Wednesday, December 11, 2013

Cupcake Celebration!





December 15 is "National Cupcake Day"!  I try not to eat too many sweets, but I couldn't resist baking up a bunch of cupcakes to celebrate this foodie holiday.  When I do indulge in a dessert, I want the good stuff: butter, cream, etc.  However, whatever I bake has to be quick and easy.  I found this short cut to making really delicious cupcakes from the TidyMom blog on a 2007 post.  What I like about it is that any flavor cake mix can be used and then jazzed up with a few extras.  Topped with rich buttercream frosting and decorated, these cupcakes definitely evoke a "Wow" from all!  Below are the basic steps for any cake mix and plain butter cream frosting plus the variations I used to make Red Velvet Cupcakes with Peppermint Cream Cheese Frosting, Oreo Cookie Cupcakes with Chocolate Buttercream Frosting, and Chocolate Carmel Cupcakes with Vanilla Buttercream Frosting.


Basic Cupcake Ingredients



For about 18 cupcakes:

1 box good quality cake mix

3 eggs

1 stick butter (1/2 cup), melted

1 cup water


 Basic Buttercream Frosting Ingredients



To frost 18 cupcakes:

3 cups confectioners sugar

2 sticks of butter (1 cup)

1/4 cup milk or cream

1/4 teaspoon salt

 

Addition Ingredients for the "Wow!" Factor:



The variations are endless.  The inspiration I got here came from bakery bought cupcakes I purchased for Allison's birthday back in September.  They got me thinking of possibilities...


Basic Directions:



Put the cake mix, eggs, melted butter, and water in a bowl and mix for two minutes.



The batter will me nice and thick. (This one was a German Chocolate cake mix.)



Place a cupcake liner in the well of each muffin tin and spoon 1/4 cup batter into each one.

Bake in a preheated 350 degree oven for 20 minutes, or until a toothpick comes out clean.

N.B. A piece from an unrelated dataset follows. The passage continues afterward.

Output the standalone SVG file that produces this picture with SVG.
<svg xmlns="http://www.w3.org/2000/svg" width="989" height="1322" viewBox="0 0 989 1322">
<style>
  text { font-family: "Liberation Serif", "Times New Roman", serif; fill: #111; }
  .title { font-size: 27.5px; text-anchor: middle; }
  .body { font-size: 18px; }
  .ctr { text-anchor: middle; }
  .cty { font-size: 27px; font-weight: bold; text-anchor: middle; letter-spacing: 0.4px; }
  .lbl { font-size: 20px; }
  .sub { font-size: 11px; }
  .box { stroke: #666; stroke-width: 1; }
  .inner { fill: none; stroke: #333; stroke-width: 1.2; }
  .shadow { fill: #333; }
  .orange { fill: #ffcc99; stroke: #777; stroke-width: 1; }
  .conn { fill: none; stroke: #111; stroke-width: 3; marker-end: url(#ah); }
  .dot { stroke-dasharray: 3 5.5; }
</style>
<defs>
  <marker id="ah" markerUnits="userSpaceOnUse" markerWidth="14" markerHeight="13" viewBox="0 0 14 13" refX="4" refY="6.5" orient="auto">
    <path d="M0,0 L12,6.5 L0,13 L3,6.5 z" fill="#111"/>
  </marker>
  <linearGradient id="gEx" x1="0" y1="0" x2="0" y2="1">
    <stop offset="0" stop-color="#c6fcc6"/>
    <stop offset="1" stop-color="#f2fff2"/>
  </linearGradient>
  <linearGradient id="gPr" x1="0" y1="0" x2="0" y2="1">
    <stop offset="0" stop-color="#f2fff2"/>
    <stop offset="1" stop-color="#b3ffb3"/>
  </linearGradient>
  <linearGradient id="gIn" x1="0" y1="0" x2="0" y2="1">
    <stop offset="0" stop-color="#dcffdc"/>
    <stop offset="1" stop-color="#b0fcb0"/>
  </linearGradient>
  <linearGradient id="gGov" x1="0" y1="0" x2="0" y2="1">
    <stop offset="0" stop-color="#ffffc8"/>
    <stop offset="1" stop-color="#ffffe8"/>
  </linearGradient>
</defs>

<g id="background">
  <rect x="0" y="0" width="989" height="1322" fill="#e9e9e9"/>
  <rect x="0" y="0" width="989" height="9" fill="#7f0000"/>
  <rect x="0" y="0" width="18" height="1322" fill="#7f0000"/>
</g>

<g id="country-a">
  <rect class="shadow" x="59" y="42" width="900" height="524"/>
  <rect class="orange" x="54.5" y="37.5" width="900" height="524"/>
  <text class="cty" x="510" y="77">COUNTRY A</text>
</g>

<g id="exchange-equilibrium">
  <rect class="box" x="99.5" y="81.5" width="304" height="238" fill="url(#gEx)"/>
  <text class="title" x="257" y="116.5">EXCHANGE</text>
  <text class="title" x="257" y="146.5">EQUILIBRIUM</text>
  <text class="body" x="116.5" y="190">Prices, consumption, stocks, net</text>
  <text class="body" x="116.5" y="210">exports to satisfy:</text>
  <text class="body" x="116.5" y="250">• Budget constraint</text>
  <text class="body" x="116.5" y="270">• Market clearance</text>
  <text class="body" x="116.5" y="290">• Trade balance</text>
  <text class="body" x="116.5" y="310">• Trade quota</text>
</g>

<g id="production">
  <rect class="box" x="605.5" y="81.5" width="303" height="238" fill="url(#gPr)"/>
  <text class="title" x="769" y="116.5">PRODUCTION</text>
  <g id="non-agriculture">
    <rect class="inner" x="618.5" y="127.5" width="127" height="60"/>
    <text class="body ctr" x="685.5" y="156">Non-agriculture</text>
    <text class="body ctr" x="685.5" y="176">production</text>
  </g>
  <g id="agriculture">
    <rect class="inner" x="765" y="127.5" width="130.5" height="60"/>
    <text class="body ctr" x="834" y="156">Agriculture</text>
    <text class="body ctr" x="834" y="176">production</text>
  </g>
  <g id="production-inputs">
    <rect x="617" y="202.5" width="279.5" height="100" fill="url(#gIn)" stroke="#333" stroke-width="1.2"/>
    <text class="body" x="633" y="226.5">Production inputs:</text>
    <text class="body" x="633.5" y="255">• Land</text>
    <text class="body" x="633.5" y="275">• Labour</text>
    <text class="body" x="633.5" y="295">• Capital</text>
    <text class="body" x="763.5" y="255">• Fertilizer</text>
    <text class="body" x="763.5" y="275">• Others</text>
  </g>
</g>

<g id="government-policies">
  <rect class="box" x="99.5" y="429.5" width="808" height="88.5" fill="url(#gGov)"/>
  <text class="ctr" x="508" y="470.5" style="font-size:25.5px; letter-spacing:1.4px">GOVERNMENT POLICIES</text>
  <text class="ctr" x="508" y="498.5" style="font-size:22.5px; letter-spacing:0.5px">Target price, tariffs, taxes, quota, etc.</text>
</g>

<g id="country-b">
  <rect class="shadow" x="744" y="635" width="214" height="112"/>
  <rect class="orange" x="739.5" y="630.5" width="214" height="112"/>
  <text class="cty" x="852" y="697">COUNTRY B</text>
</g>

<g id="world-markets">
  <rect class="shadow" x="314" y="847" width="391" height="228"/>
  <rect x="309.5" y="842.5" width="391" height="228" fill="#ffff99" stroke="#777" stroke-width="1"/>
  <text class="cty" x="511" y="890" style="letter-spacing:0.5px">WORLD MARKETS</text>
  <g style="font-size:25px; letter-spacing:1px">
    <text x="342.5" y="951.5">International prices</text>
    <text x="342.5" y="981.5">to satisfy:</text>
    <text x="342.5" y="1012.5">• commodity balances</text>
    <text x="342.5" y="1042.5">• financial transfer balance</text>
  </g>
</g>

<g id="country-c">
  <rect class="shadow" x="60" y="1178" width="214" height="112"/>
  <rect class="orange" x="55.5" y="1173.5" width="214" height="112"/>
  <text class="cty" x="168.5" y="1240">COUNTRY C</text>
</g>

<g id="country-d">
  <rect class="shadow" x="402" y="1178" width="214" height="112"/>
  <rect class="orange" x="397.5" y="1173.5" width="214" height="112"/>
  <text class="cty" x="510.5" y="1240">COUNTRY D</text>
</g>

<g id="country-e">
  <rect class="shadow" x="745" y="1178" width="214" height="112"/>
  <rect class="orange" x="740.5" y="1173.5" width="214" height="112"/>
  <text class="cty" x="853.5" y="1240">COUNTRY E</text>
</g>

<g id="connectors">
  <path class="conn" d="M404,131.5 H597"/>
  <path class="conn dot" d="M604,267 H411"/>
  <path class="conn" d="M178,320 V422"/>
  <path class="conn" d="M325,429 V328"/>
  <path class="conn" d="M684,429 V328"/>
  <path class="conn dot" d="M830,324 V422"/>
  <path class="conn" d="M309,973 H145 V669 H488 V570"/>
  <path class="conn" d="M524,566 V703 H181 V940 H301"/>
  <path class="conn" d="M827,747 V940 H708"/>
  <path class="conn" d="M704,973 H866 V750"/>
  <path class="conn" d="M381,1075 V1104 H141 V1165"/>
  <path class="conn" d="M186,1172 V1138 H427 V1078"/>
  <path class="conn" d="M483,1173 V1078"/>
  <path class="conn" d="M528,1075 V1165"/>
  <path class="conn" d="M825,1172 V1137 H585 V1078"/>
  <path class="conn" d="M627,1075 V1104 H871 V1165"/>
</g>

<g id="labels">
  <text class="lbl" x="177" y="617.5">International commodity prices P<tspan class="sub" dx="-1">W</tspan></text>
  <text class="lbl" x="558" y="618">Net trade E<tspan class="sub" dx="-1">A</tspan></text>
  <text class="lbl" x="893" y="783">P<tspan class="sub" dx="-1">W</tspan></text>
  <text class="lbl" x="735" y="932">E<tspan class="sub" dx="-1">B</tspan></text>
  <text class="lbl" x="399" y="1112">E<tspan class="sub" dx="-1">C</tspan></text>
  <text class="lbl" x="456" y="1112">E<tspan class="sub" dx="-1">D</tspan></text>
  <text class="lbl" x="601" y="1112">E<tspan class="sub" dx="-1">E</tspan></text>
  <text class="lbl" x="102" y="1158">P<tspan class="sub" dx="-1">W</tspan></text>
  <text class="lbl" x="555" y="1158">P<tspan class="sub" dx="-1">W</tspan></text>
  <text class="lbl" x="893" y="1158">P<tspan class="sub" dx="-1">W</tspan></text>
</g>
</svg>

Directions for Basic Buttercream Frosting:



Place the confectioners sugar, butter, liquid, and salt in a mixing bowl. Beat at high speed until combined.  If it seems too thick to be spreadable add more liquid one tablespoon at a time.


Variations:


Red Velvet Cupcakes with Peppermint Cream Cheese Frosting



Follow the basic directions for the cake batter above using a red velvet cake mix.



 Stir in one cup of semi-sweet chocolate chips.

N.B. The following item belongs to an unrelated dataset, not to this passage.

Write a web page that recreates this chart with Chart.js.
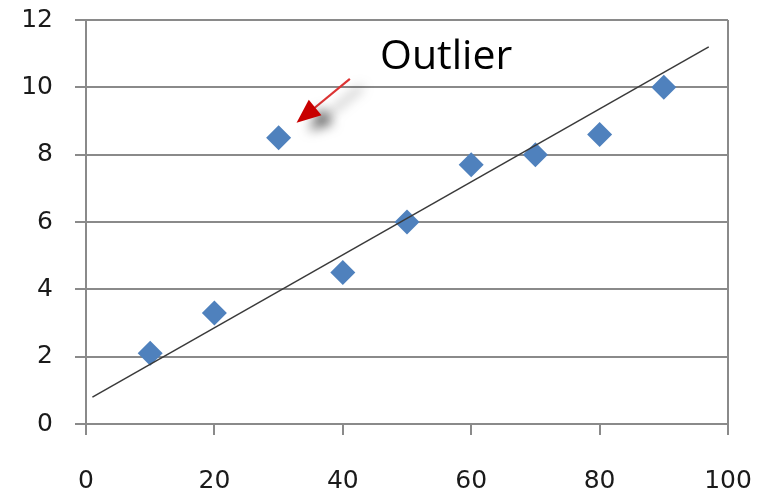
<!DOCTYPE html>
<html>
<head>
<meta charset="utf-8">
<script src="https://cdn.jsdelivr.net/npm/chart.js@4/dist/chart.umd.min.js"></script>
<style>
  html, body { margin: 0; padding: 0; background: #fff; }
</style>
</head>
<body>
<canvas id="chart" width="763" height="491"></canvas>
<script>
// data
const xValues = [10, 20, 30, 40, 50, 60, 70, 80, 90]
const yValues = [2.1, 3.3, 8.5, 4.5, 6.0, 7.7, 8.0, 8.6, 10.0]

// trend line end points
const trendX = [1, 97]
const trendY = [0.8, 11.2]

const xTicks = [0, 20, 40, 60, 80, 100]
const yTicks = [0, 2, 4, 6, 8, 10, 12]

// annotation, in data units
const outlierLabel = "Outlier"
const labelAt = [45.8, 10.9]
const arrowFrom = [41.1, 10.25]
const arrowTo = [32.8, 8.95]

const gray = "#8a8a8a"
const tickFont = { family: "'DejaVu Sans', sans-serif", size: 25 }

function toPoints(xs, ys){
  return xs.map((x, i) => ({ x: x, y: ys[i] }))
}

const annotationPlugin = {
  id: "outlierNote",
  afterDatasetsDraw(chart){
    const ctx = chart.ctx
    const sx = chart.scales.x, sy = chart.scales.y
    const x1 = sx.getPixelForValue(arrowFrom[0]), y1 = sy.getPixelForValue(arrowFrom[1])
    const x2 = sx.getPixelForValue(arrowTo[0]), y2 = sy.getPixelForValue(arrowTo[1])
    const ang = Math.atan2(y2 - y1, x2 - x1)
    const headLen = 24, headW = 10

    ctx.save()
    ctx.shadowColor = "rgba(0,0,0,0.6)"
    ctx.shadowBlur = 12
    ctx.shadowOffsetX = 12
    ctx.shadowOffsetY = 8

    // shaft
    ctx.strokeStyle = "#dc3434"
    ctx.lineWidth = 2.2
    ctx.beginPath()
    ctx.moveTo(x1, y1)
    ctx.lineTo(x2 - Math.cos(ang) * headLen * 0.8, y2 - Math.sin(ang) * headLen * 0.8)
    ctx.stroke()

    // head
    const bx = x2 - Math.cos(ang) * headLen, by = y2 - Math.sin(ang) * headLen
    ctx.fillStyle = "#c80000"
    ctx.beginPath()
    ctx.moveTo(x2, y2)
    ctx.lineTo(bx + Math.sin(ang) * headW, by - Math.cos(ang) * headW)
    ctx.lineTo(bx - Math.sin(ang) * headW, by + Math.cos(ang) * headW)
    ctx.closePath()
    ctx.fill()
    ctx.restore()

    ctx.save()
    ctx.fillStyle = "#000"
    ctx.font = "41px 'Open Sans', sans-serif"
    ctx.textBaseline = "middle"
    ctx.textAlign = "left"
    ctx.fillText(outlierLabel, sx.getPixelForValue(labelAt[0]), sy.getPixelForValue(labelAt[1]))
    ctx.restore()
  }
}

new Chart(document.getElementById("chart"), {
  type: "scatter",
  data: {
    datasets: [
      {
        type: "line",
        data: toPoints(trendX, trendY),
        borderColor: "#3a3a3a",
        borderWidth: 1.5,
        pointRadius: 0,
        fill: false
      },
      {
        data: toPoints(xValues, yValues),
        pointStyle: "rectRot",
        pointRadius: 12.5,
        pointHoverRadius: 12.5,
        backgroundColor: "#4f81bd",
        borderColor: "#4f81bd",
        borderWidth: 0
      }
    ]
  },
  options: {
    responsive: false,
    animation: false,
    devicePixelRatio: 1,
    layout: { padding: { top: 20, right: 35, bottom: 0, left: 0 } },
    plugins: {
      legend: { display: false },
      tooltip: { enabled: false }
    },
    scales: {
      x: {
        type: "linear",
        min: 0, max: 100,
        afterBuildTicks: s => { s.ticks = xTicks.map(v => ({ value: v })) },
        afterFit: s => { s.height = 67; s.paddingLeft = 0; s.paddingRight = 0 },
        grid: {
          color: c => (c.tick && c.tick.value === 100) ? gray : "transparent",
          tickColor: gray,
          lineWidth: 2,
          tickLength: 11
        },
        border: { color: gray, width: 2 },
        ticks: { color: "#1a1a1a", font: tickFont, padding: 31, maxRotation: 0 }
      },
      y: {
        min: 0, max: 12,
        afterBuildTicks: s => { s.ticks = yTicks.map(v => ({ value: v })) },
        afterFit: s => { s.width = 86; s.paddingTop = 0; s.paddingBottom = 0 },
        grid: { color: gray, lineWidth: 2, tickLength: 11 },
        border: { color: gray, width: 2 },
        ticks: { color: "#1a1a1a", font: tickFont, padding: 22 }
      }
    }
  },
  plugins: [annotationPlugin]
})
</script>
</body>
</html>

 To the basic buttercream frosting recipe, add 1(8 oz.) package of cream cheese and 1/2 teaspoon peppermint extract.  Reduce the amount of butter to 1/2 cup (1 stick).  After frosting, top the cupcakes with crushed candy canes and coarse decorating sugar.

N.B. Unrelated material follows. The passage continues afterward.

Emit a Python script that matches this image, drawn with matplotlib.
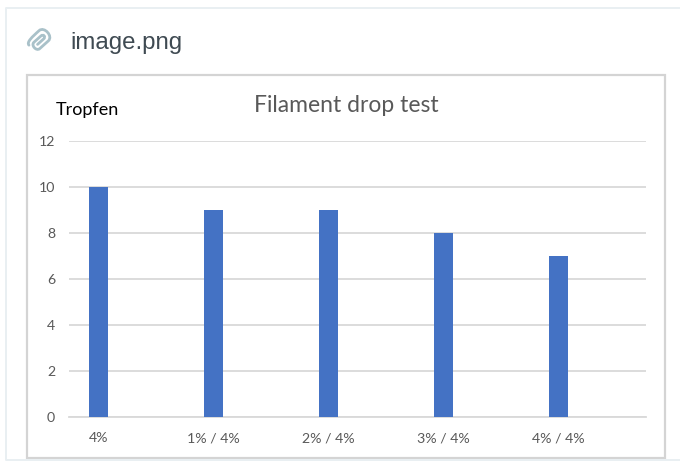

Oreo Cookie Cupcakes with Chocolate Buttercream Frosting



Follow the basic directions for the cake batter above using a white cake mix.



 Stir in 1 cup of crushed Oreo cookies (about 10 normal sized cookies).


 Before you fill up the cupcake liners, drop 1/2 of an Oreo into the bottom of each one.

To the basic frosting mix, add 2 oz. (2 squares) of unsweetened baking chocolate, melted.

After frosting, top each cupcake with a mini Oreo and a bit of crushed Oreos crumbs.


Chocolate Caramel Cupcakes with Vanilla Buttercream Frosting



 Follow the basic directions for the cake batter above using a German chocolate cake mix.

Bake the cupcakes as directed.



 Combine 1 cup sweetened condensed milk with 1 cup caramel topping (like Hershey's brand).



Immediately after taking cupcakes from the oven, poke holes in each one.  Pour a healthy tablespoon full of the caramel mixture over each one. Let sit about 10 minutes before frosting.


 Add 1 teaspoon of vanilla to the basic frosting mix. After frosting sprinkle with Health bar bits.

1 comment:

  1. I'm so glad you enjoyed the little shortcut as much as my family does - it's still the way I make cupcakes 90% of the time!!